Other moving forward thoughts:

- What tools /techniques can we address first? What problem to solve

- Invite and drill into projects already utilizing data analytics (e.g.,EPA Projects)


1. Tiffany: Focus on what individuals are working on that use particular ESDA techniques. Should be Use Case driven. Bring light to tool/technique via use case. Would need to choose candidates

2. Protoype: Utilize a ESDA tool to solve a data problem. Could have breakout groups to look at different tools/technique

2A. Joan: Look at what other ESIP Clusters are doing that can be helpful. For example, talk to Dave Jones, Disaster Cluster, about the data analytics he is utilizing.
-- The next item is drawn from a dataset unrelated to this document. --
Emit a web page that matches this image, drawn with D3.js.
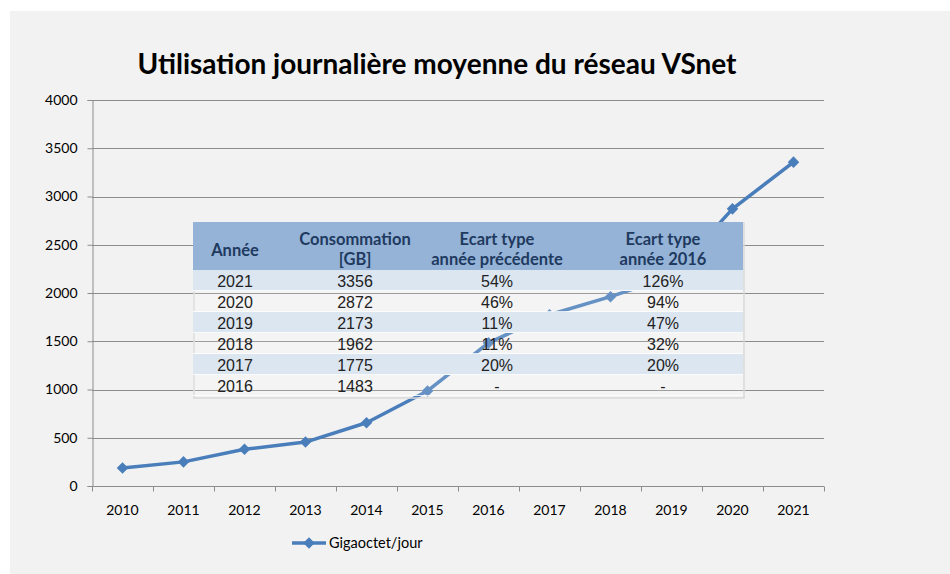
<!DOCTYPE html>
<html>
<head>
<meta charset="utf-8">
<script src="https://cdn.jsdelivr.net/npm/d3@7"></script>
<style>
  body { margin: 0; background: #ffffff; }
  svg { display: block; }
</style>
</head>
<body>
<div id="chart"></div>
<script>
// Data
let years = ["2010", "2011", "2012", "2013", "2014", "2015", "2016", "2017", "2018", "2019", "2020", "2021"];
let usage = [186, 250, 380, 455, 655, 985, 1483, 1775, 1962, 2173, 2872, 3356];
let yTicks = [0, 500, 1000, 1500, 2000, 2500, 3000, 3500, 4000];

let tableHeader = [["Année"], ["Consommation", "[GB]"], ["Ecart type", "année précédente"], ["Ecart type", "année 2016"]];
let tableYears = ["2021", "2020", "2019", "2018", "2017", "2016"];
let tableConso = ["3356", "2872", "2173", "1962", "1775", "1483"];
let tablePrev = ["54%", "46%", "11%", "11%", "20%", "-"];
let table2016 = ["126%", "94%", "47%", "32%", "20%", "-"];

let lineColor = "#4a7ebb";
let calibri = "Lato, 'Open Sans', sans-serif";
let arial = "'Liberation Sans', Arial, sans-serif";

let svg = d3.select("#chart").append("svg")
    .attr("width", 950)
    .attr("height", 574);

// chart background
svg.append("rect")
    .attr("x", 10).attr("y", 11)
    .attr("width", 940).attr("height", 563)
    .attr("fill", "#f2f2f2");

// title
svg.append("text")
    .attr("x", 437).attr("y", 74)
    .attr("text-anchor", "middle")
    .style("font-family", calibri)
    .style("font-weight", "bold")
    .style("font-size", "28px")
    .style("fill", "#000")
    .text("Utilisation journalière moyenne du réseau VSnet");

let margin = { left: 92, right: 824, top: 100, bottom: 486 };

let x = d3.scaleBand()
    .domain(years)
    .range([margin.left, margin.right]);

let y = d3.scaleLinear()
    .domain([0, 4000])
    .range([margin.bottom, margin.top]);

// gridlines
svg.append("g")
    .selectAll("line")
    .data(yTicks.filter(d => d > 0))
    .join("line")
    .attr("x1", margin.left)
    .attr("x2", margin.right)
    .attr("y1", d => Math.round(y(d)) + 0.5)
    .attr("y2", d => Math.round(y(d)) + 0.5)
    .attr("stroke", "#8c8c8c")
    .attr("stroke-width", 1);

// y axis
let yAxis = svg.append("g")
    .attr("transform", `translate(${margin.left + 0.5},0)`)
    .call(d3.axisLeft(y).tickValues(yTicks).tickSize(5).tickPadding(10).tickFormat(d3.format("d")));
yAxis.select(".domain").attr("stroke", "#8c8c8c");
yAxis.selectAll(".tick line").attr("stroke", "#8c8c8c");
yAxis.selectAll(".tick text")
    .style("font-family", calibri)
    .style("font-size", "14px")
    .style("fill", "#000");

// x axis, ticks between categories
let xAxis = svg.append("g")
    .attr("transform", `translate(0,${Math.round(margin.bottom) + 0.5})`);
xAxis.append("line")
    .attr("x1", margin.left).attr("x2", margin.right)
    .attr("stroke", "#8c8c8c");
xAxis.selectAll(".xtick")
    .data(years.concat(["end"]))
    .join("line")
    .attr("x1", (d, i) => Math.round(margin.left + i * x.bandwidth()) + 0.5)
    .attr("x2", (d, i) => Math.round(margin.left + i * x.bandwidth()) + 0.5)
    .attr("y1", 0).attr("y2", 5)
    .attr("stroke", "#8c8c8c");
xAxis.selectAll(".xlabel")
    .data(years)
    .join("text")
    .attr("x", d => x(d) + x.bandwidth() / 2)
    .attr("y", 28)
    .attr("text-anchor", "middle")
    .style("font-family", calibri)
    .style("font-size", "14px")
    .style("fill", "#000")
    .text(d => d);

// line
let line = d3.line()
    .x((d, i) => x(years[i]) + x.bandwidth() / 2)
    .y(d => y(d));

svg.append("path")
    .datum(usage)
    .attr("d", line)
    .attr("fill", "none")
    .attr("stroke", lineColor)
    .attr("stroke-width", 3.5)
    .attr("stroke-linejoin", "round");

let diamond = d3.symbol().type(d3.symbolDiamond2).size(85);
svg.append("g")
    .selectAll("path")
    .data(usage)
    .join("path")
    .attr("d", diamond)
    .attr("transform", (d, i) => `translate(${x(years[i]) + x.bandwidth() / 2},${y(d)})`)
    .attr("fill", lineColor);

// overlay table
let table = svg.append("g");
let tx = 193, tw = 550, headH = 48, rowH = 21, ty = 222;
let colCenters = [235, 355, 497, 663];

table.append("rect")
    .attr("x", tx + 1).attr("y", ty + 1)
    .attr("width", tw).attr("height", headH + rowH * tableYears.length + 1)
    .attr("fill", "none")
    .attr("stroke", "#d9d9d9")
    .attr("stroke-width", 1.5);

table.append("rect")
    .attr("x", tx).attr("y", ty)
    .attr("width", tw).attr("height", headH)
    .attr("fill", "#95b3d7");

tableYears.forEach((yr, i) => {
    table.append("rect")
        .attr("x", tx)
        .attr("y", ty + headH + i * rowH)
        .attr("width", tw)
        .attr("height", rowH)
        .attr("fill", i % 2 === 0 ? "#dce6f1" : "#ffffff")
        .attr("fill-opacity", i % 2 === 0 ? 1 : 0.15);
    table.append("line")
        .attr("x1", tx).attr("x2", tx + tw)
        .attr("y1", ty + headH + (i + 1) * rowH - 0.5)
        .attr("y2", ty + headH + (i + 1) * rowH - 0.5)
        .attr("stroke", "#ffffff")
        .attr("stroke-width", 1)
        .attr("stroke-opacity", 0.8);
});

tableHeader.forEach((lines, c) => {
    let t = table.append("text")
        .attr("text-anchor", "middle")
        .style("font-family", calibri)
        .style("font-weight", "bold")
        .style("font-size", "16.5px")
        .style("fill", "#1f3a5f");
    if (lines.length === 1) {
        t.append("tspan").attr("x", colCenters[c]).attr("y", ty + 34).text(lines[0]);
    } else {
        lines.forEach((l, k) => {
            t.append("tspan").attr("x", colCenters[c]).attr("y", ty + 23 + k * 20).text(l);
        });
    }
});

let tableCols = [tableYears, tableConso, tablePrev, table2016];
tableCols.forEach((col, c) => {
    table.selectAll(null)
        .data(col)
        .join("text")
        .attr("x", colCenters[c])
        .attr("y", (d, i) => ty + headH + i * rowH + 16.5)
        .attr("text-anchor", "middle")
        .style("font-family", arial)
        .style("font-size", "16px")
        .style("fill", "#222")
        .text(d => d);
});

// legend
let legend = svg.append("g").attr("transform", "translate(292,543)");
legend.append("line")
    .attr("x1", 0).attr("x2", 34)
    .attr("stroke", lineColor)
    .attr("stroke-width", 3.5);
legend.append("path")
    .attr("d", diamond)
    .attr("transform", "translate(17,0)")
    .attr("fill", lineColor);
legend.append("text")
    .attr("x", 37).attr("y", 5)
    .style("font-family", calibri)
    .style("font-size", "14.5px")
    .style("fill", "#000")
    .text("Gigaoctet/jour");
</script>
</body>
</html>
3. Shea: Brought up Chris Mattman’s SciSpark talk.

Can we be the conduit between ESIP ESDA tool interests (e.g., SciSPark) and heterogeneous data innsue (e.g., Disaster Data). This may be a good prototype that might experimentally benefit both groups, and be exemplary for further such prototyping.

Also, let’s take the opportunity to entice others interested in ESDA technologies

Also, let’s provde a activity slide for Annie for SciDataCon (Steve can do this)


Next Meeting:

September 15, 2016


Agenda:

1. Next Steps

2. Open Mic – What else should we be addressing?